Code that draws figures
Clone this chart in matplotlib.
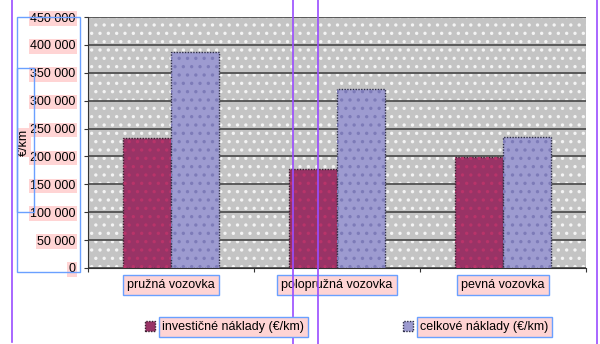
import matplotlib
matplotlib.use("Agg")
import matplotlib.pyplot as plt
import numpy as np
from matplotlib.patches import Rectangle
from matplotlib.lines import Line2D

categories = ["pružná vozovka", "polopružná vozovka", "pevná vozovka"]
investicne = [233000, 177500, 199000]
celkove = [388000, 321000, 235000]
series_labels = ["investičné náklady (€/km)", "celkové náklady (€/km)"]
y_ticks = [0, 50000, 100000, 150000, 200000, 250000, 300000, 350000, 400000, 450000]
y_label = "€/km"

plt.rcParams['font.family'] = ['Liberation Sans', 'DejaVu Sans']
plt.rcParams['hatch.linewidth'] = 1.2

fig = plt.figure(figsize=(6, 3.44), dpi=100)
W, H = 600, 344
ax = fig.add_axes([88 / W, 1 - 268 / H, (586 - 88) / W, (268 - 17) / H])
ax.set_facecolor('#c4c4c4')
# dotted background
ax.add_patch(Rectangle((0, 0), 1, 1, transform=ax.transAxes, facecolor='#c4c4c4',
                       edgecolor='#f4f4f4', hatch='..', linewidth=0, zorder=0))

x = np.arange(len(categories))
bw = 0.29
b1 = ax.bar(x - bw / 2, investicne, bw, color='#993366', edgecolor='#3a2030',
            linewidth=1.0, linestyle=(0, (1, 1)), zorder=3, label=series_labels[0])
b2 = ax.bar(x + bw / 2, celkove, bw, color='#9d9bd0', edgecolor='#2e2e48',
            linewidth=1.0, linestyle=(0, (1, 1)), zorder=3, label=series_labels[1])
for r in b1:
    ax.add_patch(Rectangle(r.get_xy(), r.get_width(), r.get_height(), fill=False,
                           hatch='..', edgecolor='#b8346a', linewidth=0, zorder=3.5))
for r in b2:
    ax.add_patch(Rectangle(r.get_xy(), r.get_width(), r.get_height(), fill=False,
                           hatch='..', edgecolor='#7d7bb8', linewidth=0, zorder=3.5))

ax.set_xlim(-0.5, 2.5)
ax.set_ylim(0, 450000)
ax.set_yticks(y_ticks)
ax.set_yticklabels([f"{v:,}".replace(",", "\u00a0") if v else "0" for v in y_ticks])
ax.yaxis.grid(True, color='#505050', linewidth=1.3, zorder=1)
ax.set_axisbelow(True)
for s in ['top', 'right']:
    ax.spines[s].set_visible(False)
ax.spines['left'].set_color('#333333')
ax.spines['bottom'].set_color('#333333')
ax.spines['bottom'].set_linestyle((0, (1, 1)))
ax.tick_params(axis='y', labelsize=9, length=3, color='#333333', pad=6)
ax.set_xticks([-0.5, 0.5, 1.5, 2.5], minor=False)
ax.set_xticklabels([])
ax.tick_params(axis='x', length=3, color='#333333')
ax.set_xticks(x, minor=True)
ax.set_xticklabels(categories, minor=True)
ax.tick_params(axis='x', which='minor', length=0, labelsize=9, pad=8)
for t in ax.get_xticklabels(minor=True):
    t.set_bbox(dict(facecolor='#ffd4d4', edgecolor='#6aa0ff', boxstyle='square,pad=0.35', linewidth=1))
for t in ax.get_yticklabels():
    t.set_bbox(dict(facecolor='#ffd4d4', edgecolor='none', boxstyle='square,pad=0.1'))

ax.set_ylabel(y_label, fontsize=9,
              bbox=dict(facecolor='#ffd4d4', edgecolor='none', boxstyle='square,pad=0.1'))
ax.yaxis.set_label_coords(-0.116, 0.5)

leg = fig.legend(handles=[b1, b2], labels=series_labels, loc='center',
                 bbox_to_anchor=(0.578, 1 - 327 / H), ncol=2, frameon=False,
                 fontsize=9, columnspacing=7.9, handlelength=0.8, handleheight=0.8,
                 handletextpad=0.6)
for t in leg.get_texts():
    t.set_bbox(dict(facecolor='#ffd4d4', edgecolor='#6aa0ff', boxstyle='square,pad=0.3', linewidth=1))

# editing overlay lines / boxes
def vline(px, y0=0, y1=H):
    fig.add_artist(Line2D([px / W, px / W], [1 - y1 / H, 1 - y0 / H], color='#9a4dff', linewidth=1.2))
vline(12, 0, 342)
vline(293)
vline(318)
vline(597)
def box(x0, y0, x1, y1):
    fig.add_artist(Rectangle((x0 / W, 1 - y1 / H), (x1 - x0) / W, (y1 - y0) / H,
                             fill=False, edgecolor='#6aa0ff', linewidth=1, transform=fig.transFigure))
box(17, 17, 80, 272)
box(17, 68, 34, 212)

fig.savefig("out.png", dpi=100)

...

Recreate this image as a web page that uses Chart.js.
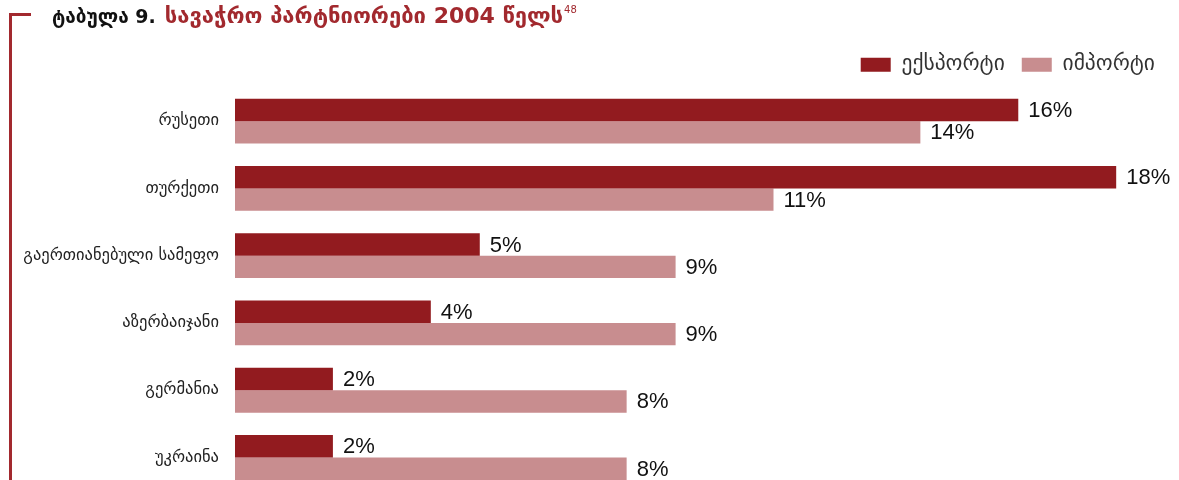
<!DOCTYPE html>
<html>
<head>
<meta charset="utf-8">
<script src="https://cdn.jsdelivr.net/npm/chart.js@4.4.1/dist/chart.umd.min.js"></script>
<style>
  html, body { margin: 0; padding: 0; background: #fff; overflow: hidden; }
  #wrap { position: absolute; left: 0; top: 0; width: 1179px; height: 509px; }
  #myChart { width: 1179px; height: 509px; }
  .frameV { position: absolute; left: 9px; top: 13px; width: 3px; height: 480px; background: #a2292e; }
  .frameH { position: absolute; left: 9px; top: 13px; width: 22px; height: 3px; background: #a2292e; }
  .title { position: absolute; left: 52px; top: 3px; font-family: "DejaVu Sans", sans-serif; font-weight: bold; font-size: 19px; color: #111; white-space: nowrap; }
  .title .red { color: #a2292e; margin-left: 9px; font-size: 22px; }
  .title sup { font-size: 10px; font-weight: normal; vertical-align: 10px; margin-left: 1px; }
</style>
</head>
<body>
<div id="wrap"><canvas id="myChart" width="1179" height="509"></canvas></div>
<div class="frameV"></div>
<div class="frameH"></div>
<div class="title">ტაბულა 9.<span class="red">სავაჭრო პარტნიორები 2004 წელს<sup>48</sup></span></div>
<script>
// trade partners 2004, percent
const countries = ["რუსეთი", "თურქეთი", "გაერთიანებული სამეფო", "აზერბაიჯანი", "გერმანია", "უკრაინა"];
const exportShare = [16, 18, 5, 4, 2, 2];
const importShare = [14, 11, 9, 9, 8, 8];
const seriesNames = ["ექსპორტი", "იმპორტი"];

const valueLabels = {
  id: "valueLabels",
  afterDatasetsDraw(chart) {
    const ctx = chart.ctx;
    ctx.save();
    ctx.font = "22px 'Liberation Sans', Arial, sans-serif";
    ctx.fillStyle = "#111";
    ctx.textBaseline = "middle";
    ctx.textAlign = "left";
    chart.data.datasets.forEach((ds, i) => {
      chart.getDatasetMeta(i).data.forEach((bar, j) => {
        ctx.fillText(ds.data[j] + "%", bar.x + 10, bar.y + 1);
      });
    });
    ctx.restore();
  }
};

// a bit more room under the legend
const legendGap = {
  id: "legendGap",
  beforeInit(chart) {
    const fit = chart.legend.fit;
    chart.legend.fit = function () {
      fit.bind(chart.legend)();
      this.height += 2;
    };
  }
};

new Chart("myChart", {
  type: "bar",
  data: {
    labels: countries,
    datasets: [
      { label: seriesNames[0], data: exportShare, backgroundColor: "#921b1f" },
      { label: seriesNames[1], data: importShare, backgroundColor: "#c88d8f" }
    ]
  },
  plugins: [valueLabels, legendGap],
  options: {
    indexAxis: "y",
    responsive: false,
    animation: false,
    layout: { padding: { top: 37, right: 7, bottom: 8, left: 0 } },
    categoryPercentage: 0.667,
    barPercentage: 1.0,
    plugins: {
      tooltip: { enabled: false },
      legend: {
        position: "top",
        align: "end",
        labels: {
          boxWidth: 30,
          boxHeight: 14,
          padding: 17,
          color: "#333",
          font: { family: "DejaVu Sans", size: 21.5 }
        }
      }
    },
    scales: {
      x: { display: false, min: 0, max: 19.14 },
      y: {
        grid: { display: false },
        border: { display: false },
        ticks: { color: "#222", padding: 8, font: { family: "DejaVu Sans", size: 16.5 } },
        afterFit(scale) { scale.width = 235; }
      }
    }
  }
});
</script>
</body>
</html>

* * *

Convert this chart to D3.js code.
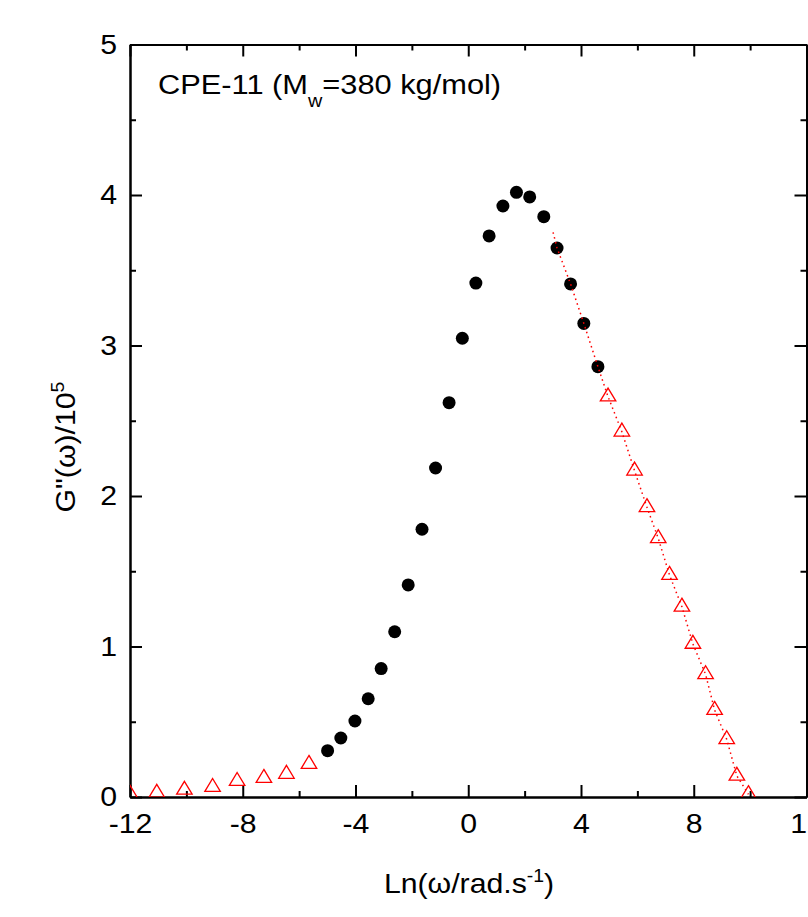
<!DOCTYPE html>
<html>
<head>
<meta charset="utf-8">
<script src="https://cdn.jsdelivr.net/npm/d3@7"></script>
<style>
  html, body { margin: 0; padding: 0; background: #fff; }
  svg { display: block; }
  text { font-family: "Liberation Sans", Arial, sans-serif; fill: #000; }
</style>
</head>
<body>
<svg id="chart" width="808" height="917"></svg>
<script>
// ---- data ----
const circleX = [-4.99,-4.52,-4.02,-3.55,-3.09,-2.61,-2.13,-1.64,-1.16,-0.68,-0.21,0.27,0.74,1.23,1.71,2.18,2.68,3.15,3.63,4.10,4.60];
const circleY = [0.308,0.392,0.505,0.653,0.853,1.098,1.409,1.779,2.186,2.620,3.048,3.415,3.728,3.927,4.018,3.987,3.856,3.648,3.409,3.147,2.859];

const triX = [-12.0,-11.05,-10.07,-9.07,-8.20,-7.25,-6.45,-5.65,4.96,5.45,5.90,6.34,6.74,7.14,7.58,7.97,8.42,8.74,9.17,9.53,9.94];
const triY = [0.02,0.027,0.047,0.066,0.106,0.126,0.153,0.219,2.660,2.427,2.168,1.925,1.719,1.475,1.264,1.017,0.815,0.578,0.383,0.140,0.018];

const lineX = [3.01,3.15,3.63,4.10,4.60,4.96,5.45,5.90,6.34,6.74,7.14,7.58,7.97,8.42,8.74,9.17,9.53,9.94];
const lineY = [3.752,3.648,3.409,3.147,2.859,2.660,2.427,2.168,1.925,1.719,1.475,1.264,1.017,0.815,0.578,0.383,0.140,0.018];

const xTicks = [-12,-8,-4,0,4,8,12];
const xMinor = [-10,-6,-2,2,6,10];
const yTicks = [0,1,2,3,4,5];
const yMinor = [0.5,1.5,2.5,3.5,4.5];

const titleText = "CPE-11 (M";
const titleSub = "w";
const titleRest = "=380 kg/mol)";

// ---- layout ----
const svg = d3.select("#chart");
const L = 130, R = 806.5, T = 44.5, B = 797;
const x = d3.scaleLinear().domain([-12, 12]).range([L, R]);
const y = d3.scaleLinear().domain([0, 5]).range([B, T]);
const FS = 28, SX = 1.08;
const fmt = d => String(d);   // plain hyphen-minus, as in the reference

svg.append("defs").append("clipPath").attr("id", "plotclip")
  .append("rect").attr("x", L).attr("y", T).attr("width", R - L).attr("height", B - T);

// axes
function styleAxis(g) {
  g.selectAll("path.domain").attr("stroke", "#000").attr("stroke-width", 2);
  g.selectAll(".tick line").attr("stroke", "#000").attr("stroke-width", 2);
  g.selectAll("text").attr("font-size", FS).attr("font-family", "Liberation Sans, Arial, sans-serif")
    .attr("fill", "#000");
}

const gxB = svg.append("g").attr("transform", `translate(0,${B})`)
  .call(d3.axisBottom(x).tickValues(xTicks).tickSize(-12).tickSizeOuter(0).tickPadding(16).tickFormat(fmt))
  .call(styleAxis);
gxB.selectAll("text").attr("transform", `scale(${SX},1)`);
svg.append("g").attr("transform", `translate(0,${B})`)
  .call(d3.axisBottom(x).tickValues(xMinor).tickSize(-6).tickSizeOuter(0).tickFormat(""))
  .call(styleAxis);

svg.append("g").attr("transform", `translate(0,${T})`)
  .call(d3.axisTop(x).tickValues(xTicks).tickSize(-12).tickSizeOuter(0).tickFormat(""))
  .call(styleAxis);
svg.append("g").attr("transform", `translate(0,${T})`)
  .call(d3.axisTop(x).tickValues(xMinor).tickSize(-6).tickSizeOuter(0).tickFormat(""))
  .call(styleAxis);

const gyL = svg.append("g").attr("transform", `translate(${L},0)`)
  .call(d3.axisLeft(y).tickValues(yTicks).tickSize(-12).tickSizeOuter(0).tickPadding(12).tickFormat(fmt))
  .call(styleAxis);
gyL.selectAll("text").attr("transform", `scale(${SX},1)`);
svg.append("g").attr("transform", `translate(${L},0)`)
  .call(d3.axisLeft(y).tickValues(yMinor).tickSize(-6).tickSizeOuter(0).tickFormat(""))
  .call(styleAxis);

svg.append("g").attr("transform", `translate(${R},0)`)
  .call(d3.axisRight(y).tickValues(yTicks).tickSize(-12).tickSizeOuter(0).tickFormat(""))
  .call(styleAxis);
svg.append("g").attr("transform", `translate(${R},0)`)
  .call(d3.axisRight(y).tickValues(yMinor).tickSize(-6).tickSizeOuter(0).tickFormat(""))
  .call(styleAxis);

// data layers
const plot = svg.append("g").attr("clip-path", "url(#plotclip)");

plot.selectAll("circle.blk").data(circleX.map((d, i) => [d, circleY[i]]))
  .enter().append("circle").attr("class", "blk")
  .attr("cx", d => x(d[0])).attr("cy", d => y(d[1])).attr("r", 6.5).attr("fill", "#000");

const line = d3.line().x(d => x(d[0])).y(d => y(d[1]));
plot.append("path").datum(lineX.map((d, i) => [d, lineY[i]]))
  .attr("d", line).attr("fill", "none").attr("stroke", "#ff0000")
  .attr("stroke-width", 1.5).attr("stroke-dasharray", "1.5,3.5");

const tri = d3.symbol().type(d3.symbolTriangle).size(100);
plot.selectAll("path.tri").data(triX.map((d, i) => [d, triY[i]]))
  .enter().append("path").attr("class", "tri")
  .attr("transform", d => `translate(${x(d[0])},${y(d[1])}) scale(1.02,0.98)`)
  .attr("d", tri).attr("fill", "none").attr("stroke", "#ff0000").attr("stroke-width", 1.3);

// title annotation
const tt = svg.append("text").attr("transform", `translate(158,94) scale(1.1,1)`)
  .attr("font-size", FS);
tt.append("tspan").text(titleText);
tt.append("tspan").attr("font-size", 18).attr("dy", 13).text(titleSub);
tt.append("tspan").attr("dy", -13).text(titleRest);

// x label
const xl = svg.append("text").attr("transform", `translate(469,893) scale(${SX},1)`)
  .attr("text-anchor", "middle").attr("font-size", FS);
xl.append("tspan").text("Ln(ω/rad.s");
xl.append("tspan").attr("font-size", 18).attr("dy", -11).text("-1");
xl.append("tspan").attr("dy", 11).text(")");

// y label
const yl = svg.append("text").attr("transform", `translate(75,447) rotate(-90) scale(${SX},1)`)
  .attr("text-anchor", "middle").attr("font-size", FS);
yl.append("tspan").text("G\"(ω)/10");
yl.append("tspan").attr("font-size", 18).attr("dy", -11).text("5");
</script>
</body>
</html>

EXERCISE DIRECTIONS. Leave out every picture, then retype exactly the lines from the one containing "Clone this chart in matplotlib." through the one containing "from matplotlib.lines import Line2D".

WRITTEN RESPONSE.
Clone this chart in matplotlib.
import matplotlib
matplotlib.use("Agg")
import matplotlib.pyplot as plt
import numpy as np
from matplotlib.patches import Rectangle
from matplotlib.lines import Line2D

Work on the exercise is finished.